Sometimes these situations can stretch existing skills dramatically, as in Microsoft's alliance with NBC to create an online news service. Other times, companies are placing future bets, allying to learn about and establish positions in markets far removed from their existing business, such as Starbucks' deal with the urban delivery business, Kozmo.com

Alliance learners make learning a top priority

Some organizations push their alliance managers to set learning as a primary goal. Top performers pursue this goal while recognizing that learning is seldom the principal economic driver behind an alliance. These corporations create broad learning strategies, with two or three general but still identifiable targets, such as "learn to create online customer profiles," or "learn how our partners move so quickly."

Again, the winners strike a balance – between useless generality and immobilizing specificity. Learning goals should set the tone while leaving room for individual initiative and the opportunity to adapt. Good alliance learners are clear about ends, but flexible about the means.

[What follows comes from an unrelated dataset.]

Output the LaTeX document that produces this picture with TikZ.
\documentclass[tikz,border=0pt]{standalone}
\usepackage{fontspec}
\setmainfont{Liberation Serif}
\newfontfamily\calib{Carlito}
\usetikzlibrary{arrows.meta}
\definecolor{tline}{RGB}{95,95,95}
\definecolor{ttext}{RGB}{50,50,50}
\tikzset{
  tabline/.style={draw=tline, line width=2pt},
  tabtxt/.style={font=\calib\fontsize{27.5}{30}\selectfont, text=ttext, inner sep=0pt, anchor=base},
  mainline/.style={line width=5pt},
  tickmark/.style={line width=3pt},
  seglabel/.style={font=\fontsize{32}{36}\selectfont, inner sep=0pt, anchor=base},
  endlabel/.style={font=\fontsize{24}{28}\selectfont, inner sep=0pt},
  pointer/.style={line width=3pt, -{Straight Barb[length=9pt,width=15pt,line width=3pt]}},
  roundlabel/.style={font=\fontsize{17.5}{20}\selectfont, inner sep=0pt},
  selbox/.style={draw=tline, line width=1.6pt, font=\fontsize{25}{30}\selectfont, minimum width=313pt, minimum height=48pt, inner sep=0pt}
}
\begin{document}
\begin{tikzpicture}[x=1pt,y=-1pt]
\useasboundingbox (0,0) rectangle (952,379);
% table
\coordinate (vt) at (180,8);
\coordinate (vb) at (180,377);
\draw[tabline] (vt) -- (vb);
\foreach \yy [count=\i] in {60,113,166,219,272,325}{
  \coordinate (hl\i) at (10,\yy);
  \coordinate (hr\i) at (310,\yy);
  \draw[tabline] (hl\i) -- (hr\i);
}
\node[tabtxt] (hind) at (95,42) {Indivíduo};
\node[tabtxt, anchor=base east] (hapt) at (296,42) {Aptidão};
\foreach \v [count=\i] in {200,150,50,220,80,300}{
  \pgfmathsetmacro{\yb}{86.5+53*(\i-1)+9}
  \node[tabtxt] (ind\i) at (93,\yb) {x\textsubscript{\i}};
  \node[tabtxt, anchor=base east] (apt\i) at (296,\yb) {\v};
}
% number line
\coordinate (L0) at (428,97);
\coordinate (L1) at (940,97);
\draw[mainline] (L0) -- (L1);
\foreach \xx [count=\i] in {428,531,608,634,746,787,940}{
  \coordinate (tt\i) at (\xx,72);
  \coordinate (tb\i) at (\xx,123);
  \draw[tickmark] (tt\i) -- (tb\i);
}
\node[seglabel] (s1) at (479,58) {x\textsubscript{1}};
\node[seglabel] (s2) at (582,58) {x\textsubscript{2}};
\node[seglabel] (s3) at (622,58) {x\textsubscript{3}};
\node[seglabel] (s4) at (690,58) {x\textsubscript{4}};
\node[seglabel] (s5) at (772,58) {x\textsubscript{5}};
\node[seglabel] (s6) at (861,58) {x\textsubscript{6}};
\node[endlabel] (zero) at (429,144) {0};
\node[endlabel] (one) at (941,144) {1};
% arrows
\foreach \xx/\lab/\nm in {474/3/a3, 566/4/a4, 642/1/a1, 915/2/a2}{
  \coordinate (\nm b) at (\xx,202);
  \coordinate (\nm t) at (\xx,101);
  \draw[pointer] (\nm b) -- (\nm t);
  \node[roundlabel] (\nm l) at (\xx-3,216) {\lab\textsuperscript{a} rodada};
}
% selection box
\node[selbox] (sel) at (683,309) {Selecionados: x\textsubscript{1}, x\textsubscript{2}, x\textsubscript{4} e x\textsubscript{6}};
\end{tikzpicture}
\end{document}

Each participant in an alliance might have two or three such learning targets. In one computer industry joint venture, for example, a corporate parent articulated three learning goals:

  1. 1.

    Learn how to make wireless Internet access affordable to the mass market.

  2. 2.

    Learn how to make us more entrepreneurial.

  3. 3.

    Learn how to manage alliances better than anyone else.

Because these goals were articulated at the beginning, they remained stable over time. This ensured that learning was not forgotten in the rush to secure short-term economic benefits. It forced the company to define what it wanted to learn and to link that to its corporate strategy. Finally, it established a platform for building more specific operating practices.

Alliance learners track their progress

Learners tend to use performance milestones to track learning progress and keep attention focused on learning goals. Learning is less tangible than other alliance goals, so milestones let management make adjustments as circumstances change. It is also a complex goal that can easily be forgotten by managers focused exclusively on quantifiable results.

Alliance learners use a balanced set of measures that link key outcomes, like revenue growth or share price, to underlying causes, like customer satisfaction or cost cutting. These scorecards enmesh learning with a company's other goals – making it easier for managers to value and understand.

Alliance learners put their top people in charge

Successful alliance learning depends on people who are deeply and personally interested in the fate of the corporate parent and who are thus motivated to link learning from the alliance back to the parent. Companies often require full-time managers for learning alliances, because part-timers tend to neglect learning goals in favor of easier and more measurable goals.

Learning winners also promote staff continuity on their alliances, assigning staff for 18 to 36 months, instead of the six to 12 months for most alliance assignments. They know that learning takes longer to realize than other alliance goals and requires a high level of commitment. Individuals who leave too soon to learn rarely contribute to broader organizational learning. Winners strike a delicate balance between the individual autonomy, incentives, and continuity needed to learn, while maintaining strong links between those working in the alliance and the corporate parent.

As the business environment grows more complex, companies will need to learn even more effectively. Increasingly, the fastest, most productive way to master a new technology, market, or business model is to find someone else who already knows it, and learn from them. That requires not only dedication, but also well-honed management skills. In the new economy, these skills will separate alliance winners from losers.